The material below has pictures in it. Set down only the lines from the line containing "Convert this chart to D3.js code." through the line containing "const y = d3.scaleLinear().domain([65, 115]).range([439, 64]);", word for word, and leave the pictures behind.

[BEGIN]

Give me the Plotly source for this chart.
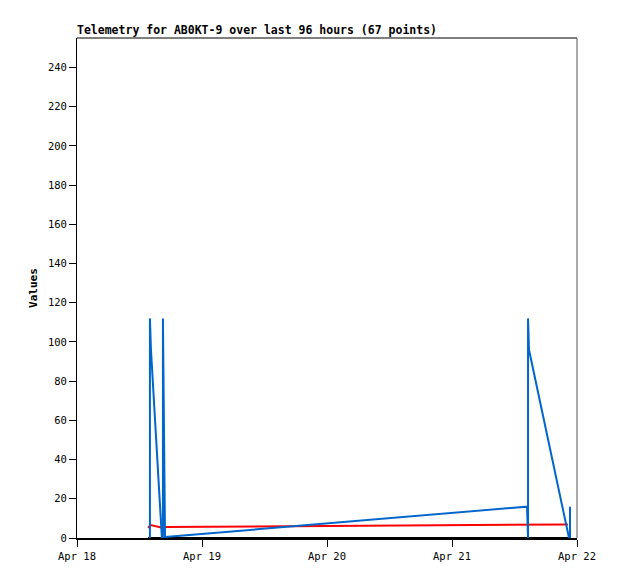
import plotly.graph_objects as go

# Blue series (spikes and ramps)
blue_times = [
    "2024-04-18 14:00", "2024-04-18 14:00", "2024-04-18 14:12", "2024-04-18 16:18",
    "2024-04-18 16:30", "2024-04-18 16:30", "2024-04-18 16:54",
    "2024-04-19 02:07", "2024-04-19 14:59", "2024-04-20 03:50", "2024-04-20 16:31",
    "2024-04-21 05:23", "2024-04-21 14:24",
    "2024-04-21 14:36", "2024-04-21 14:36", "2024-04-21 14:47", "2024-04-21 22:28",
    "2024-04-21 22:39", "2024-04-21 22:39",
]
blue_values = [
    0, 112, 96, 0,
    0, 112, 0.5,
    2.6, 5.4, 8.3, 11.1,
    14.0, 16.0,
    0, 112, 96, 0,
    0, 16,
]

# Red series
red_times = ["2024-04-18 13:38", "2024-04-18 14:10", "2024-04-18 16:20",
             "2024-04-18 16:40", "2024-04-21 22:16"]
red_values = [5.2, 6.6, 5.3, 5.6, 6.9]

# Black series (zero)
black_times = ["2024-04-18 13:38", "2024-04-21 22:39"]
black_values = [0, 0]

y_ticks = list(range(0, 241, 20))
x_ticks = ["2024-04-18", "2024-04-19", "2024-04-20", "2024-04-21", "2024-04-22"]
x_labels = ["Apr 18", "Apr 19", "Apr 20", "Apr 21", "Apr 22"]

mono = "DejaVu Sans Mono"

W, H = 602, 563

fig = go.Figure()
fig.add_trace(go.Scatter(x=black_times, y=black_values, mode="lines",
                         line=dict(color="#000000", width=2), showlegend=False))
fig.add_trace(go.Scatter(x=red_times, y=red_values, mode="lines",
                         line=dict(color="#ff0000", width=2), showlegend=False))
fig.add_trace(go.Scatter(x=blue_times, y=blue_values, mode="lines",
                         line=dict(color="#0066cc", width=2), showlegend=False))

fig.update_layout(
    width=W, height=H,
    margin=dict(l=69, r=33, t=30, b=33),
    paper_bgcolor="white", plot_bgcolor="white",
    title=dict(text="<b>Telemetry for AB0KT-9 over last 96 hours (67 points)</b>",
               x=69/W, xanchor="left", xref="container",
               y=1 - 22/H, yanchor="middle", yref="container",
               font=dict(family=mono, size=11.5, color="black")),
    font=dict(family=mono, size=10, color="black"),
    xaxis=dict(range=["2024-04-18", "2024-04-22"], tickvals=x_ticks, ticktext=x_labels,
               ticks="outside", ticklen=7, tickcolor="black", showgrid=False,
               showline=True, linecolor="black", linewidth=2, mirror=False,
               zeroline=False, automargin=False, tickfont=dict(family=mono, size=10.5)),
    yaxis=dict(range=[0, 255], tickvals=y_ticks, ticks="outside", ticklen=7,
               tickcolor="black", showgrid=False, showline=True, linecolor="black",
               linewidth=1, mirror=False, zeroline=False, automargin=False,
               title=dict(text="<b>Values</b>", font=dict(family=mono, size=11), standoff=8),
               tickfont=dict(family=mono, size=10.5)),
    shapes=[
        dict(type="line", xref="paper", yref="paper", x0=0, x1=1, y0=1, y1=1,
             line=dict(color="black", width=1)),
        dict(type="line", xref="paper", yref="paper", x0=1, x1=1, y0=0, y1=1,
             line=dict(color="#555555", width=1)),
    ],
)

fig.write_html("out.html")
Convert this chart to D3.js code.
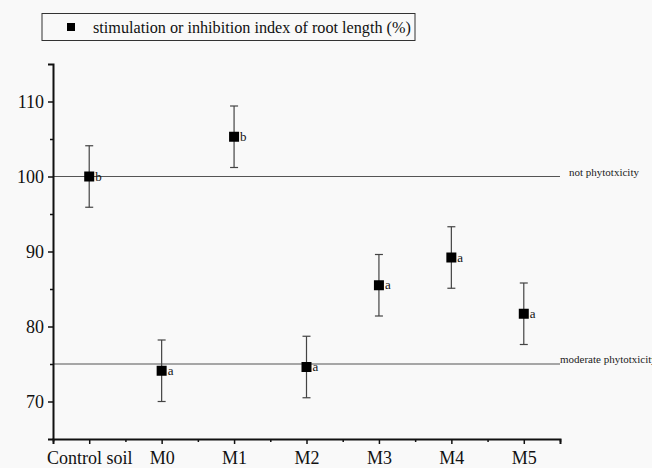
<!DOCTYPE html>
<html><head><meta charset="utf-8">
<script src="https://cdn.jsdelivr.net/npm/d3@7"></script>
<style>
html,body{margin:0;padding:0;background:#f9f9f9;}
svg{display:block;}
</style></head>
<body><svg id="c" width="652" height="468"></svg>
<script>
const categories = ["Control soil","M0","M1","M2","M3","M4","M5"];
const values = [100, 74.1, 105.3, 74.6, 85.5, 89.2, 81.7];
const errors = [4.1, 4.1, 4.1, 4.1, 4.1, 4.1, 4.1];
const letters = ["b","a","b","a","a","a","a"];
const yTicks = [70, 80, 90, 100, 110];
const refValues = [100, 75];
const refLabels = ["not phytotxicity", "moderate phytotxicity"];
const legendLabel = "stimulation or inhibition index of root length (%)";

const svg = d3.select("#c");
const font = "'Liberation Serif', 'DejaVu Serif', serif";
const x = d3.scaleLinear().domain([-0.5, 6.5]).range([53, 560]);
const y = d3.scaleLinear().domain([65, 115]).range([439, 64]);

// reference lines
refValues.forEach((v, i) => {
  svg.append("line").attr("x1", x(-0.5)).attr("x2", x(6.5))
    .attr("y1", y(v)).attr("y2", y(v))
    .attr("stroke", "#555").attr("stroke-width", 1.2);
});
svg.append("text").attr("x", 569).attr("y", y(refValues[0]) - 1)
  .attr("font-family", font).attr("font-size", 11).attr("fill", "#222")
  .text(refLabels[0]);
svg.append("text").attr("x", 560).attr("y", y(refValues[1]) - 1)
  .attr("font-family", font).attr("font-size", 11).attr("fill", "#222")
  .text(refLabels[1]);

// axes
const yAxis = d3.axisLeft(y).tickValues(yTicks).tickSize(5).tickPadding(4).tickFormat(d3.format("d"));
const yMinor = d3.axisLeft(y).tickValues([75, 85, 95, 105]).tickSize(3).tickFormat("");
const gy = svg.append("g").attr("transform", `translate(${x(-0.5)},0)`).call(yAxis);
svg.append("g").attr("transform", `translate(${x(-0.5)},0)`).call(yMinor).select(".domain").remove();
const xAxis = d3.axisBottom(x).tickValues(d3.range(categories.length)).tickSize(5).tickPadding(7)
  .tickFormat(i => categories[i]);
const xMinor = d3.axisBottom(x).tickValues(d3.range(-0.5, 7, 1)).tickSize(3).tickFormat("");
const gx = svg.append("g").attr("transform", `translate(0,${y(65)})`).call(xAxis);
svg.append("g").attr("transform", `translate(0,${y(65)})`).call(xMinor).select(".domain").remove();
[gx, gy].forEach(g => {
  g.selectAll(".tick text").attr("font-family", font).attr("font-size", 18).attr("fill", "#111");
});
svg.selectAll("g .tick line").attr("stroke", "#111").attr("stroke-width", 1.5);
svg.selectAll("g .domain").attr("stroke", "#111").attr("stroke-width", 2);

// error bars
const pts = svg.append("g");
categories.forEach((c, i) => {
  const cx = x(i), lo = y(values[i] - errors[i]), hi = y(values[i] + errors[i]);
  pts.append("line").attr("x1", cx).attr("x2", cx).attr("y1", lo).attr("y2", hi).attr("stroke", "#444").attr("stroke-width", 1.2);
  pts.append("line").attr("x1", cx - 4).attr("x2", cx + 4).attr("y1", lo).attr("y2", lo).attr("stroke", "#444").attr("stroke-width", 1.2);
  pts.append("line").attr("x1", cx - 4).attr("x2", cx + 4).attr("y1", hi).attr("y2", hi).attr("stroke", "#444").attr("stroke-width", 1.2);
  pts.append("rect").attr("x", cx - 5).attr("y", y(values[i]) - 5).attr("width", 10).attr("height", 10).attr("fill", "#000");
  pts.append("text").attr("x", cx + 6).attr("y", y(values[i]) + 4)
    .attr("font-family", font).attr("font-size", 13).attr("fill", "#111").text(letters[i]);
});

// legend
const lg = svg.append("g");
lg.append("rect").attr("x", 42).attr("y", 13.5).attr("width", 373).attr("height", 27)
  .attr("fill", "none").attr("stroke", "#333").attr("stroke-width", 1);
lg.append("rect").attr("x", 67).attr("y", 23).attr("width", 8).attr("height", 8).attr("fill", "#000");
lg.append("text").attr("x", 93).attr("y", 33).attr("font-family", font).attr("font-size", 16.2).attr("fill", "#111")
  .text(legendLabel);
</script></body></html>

[END]
[BEGIN]

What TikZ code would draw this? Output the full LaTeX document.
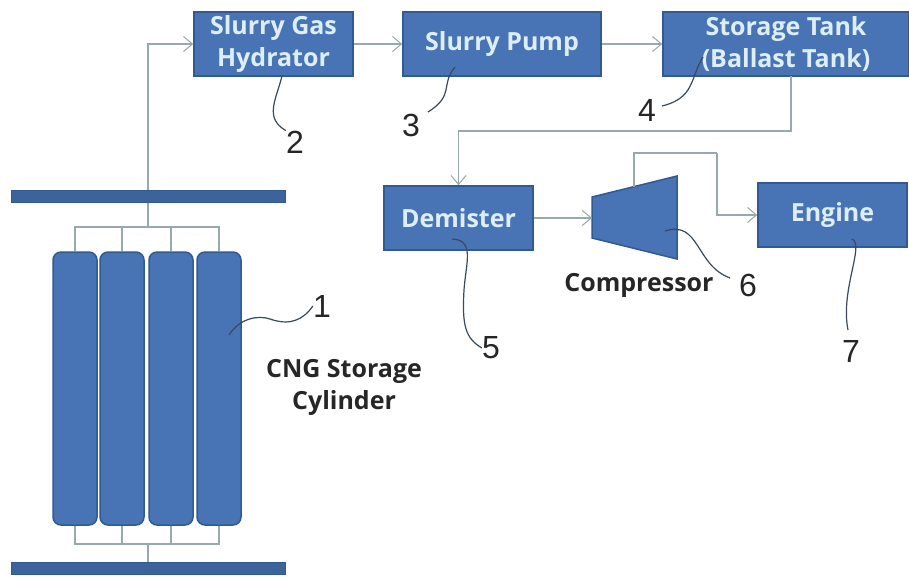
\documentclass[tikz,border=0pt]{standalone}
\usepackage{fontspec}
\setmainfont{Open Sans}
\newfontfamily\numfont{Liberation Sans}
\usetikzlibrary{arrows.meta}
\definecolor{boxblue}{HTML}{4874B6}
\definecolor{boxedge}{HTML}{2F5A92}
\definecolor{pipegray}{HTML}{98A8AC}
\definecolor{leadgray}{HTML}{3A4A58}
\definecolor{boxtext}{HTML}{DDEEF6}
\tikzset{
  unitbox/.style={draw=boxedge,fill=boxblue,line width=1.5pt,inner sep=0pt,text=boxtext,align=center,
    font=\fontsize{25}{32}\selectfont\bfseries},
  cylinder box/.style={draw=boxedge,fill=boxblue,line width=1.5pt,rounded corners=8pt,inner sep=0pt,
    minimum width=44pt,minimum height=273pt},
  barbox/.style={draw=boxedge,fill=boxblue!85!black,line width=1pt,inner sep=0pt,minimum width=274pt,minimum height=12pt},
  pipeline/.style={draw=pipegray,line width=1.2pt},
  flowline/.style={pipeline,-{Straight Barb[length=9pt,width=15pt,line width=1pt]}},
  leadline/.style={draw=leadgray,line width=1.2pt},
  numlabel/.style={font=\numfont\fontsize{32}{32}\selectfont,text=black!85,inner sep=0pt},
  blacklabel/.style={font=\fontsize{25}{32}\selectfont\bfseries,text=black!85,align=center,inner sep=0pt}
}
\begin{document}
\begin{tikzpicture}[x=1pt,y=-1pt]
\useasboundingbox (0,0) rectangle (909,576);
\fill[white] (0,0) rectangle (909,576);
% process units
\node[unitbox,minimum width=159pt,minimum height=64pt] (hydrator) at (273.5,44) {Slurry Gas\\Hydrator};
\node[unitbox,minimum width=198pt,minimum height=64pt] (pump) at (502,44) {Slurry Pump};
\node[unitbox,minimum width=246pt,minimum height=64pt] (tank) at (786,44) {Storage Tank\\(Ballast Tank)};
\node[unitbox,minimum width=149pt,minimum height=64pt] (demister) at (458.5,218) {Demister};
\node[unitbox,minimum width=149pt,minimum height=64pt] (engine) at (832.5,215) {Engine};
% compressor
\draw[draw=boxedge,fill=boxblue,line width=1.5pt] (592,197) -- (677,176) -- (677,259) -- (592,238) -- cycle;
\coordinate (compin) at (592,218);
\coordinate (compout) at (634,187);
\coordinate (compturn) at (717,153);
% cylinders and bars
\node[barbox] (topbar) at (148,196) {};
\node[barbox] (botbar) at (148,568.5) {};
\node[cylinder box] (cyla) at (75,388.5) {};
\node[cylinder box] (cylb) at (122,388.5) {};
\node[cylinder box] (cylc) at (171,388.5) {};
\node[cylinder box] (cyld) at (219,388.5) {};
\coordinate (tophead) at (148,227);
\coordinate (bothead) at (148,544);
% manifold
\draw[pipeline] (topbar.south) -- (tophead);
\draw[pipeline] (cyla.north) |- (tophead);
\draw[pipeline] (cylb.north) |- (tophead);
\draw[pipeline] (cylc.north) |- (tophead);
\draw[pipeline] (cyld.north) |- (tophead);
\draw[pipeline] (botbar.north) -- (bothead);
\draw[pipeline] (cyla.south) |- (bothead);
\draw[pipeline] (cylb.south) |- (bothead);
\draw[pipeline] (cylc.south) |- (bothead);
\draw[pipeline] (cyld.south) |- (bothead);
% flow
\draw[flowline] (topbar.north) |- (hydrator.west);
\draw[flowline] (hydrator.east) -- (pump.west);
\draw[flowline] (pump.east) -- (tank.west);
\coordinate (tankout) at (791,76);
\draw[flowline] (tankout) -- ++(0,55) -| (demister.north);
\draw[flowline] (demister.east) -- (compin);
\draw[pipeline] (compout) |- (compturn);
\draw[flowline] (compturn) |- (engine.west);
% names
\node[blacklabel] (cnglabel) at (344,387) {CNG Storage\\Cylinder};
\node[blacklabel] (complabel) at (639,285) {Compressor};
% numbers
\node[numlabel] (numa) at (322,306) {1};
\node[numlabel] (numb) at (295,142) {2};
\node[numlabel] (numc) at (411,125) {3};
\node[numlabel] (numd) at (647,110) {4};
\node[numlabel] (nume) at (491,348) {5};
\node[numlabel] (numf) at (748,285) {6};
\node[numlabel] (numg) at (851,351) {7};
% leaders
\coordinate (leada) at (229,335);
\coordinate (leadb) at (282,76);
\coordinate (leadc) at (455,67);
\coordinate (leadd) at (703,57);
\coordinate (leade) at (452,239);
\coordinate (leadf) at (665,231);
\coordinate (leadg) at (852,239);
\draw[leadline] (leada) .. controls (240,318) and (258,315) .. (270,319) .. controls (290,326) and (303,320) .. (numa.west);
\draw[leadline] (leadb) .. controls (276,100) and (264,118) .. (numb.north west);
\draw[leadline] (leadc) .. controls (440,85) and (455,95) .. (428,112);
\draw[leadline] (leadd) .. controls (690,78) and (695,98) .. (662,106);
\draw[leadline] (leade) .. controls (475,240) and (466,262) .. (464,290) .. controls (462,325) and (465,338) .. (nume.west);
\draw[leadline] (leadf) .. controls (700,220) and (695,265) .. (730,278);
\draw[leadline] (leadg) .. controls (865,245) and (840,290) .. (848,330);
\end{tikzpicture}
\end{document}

[END]

#### ANSWER TO THIS EXERCISE
Convert this chart to D3.js code.
<!DOCTYPE html>
<html><head><meta charset="utf-8">
<script src="https://cdn.jsdelivr.net/npm/d3@7"></script>
<style>
html,body{margin:0;padding:0;background:#f9f9f9;}
svg{display:block;}
</style></head>
<body><svg id="c" width="652" height="468"></svg>
<script>
const categories = ["Control soil","M0","M1","M2","M3","M4","M5"];
const values = [100, 74.1, 105.3, 74.6, 85.5, 89.2, 81.7];
const errors = [4.1, 4.1, 4.1, 4.1, 4.1, 4.1, 4.1];
const letters = ["b","a","b","a","a","a","a"];
const yTicks = [70, 80, 90, 100, 110];
const refValues = [100, 75];
const refLabels = ["not phytotxicity", "moderate phytotxicity"];
const legendLabel = "stimulation or inhibition index of root length (%)";

const svg = d3.select("#c");
const font = "'Liberation Serif', 'DejaVu Serif', serif";
const x = d3.scaleLinear().domain([-0.5, 6.5]).range([53, 560]);
const y = d3.scaleLinear().domain([65, 115]).range([439, 64]);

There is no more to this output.